The show is structured to look like a segment for a local news station in Cheyenne, Wyoming, and during it, reporter Fred Sassy — Serafinowicz with Donald Trump’s face — investigates the dangers of deepfakes.
The 15-minute clip includes incredibly realistic-looking deepfakes of Al Gore, Ivanka Trump, and Jared Kusher. Deepfake Mark Zuckerberg makes an appearance, too, as the “Dialysis King of Cheyenne.”
Unless someone were to watch Sassy Justice with the volume muted, there’s no way these deepfakes would fool anybody — most are paired with voices that sound like South Park characters and the dialogue is absurd.
However, the deepfakes look amazing — as they should, given that the project has cost the creators millions of dollars.
“It’s probably the single most expensive YouTube video ever made,” Parker told the NYT.
Deepfakes in Entertainment
Parker and Stone aren’t the only big names in entertainment buying into deepfakes — and the tech could be destined for far bigger screens than YouTube.
Disney is developing high-resolution deepfakes, ones that could trick the eye even on theater screens and not just smartphones and laptops. Once perfected, the tech could make it easier for the company to place any actor — living or dead — into big-budget feature films.

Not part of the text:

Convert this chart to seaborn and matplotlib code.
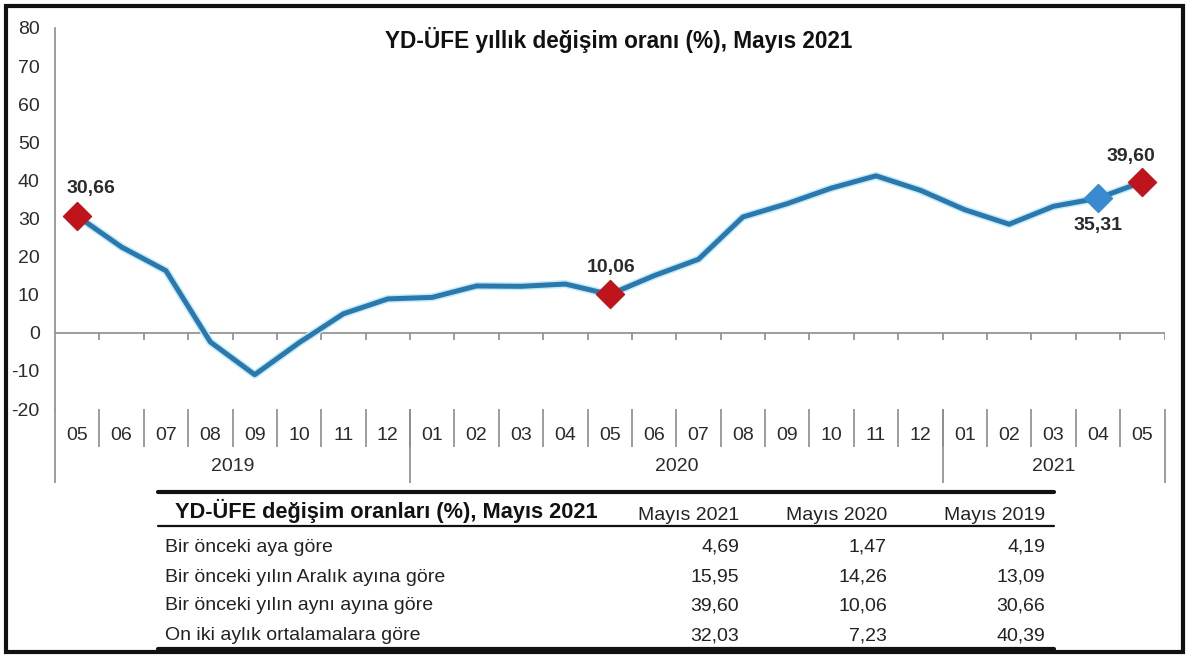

Like all groundbreaking technologies, it’s hard to imagine what impact such deepfake tech might have on the entertainment industry.
One day, actors like Serafinowicz might build entire careers “playing” celebrities they look nothing alike. Living actors could star in movies alongside the icons of the past, and existing films could be rereleased with new leads. A-listers could appear in dozens of movies a year because they don’t actually have to shoot them.
The possibilities really do seem endless — and not all of the outcomes are ideal.
If A-listers can star in all of those movies, will that affect new actors’ ability to break into the industry? And what happens if an actor dies while under contract with a studio — could the studio then use their likeness in a film they never actually shot?
It’s a perfect medium for us.
Those are just some of the questions the industry will need to navigate in the future.
As for Parker and Stone, they aren’t sure what their next step will be with Deep VooDoo — they might make more episodes of Sassy Justice or go back to their feature film idea — but either way, expect to see more deepfakes from the duo.
“It really is this new form of animation for people like us, who like to construct things on a shot-by-shot level and have control over every single actor and voice,” Parker said. “It’s a perfect medium for us.”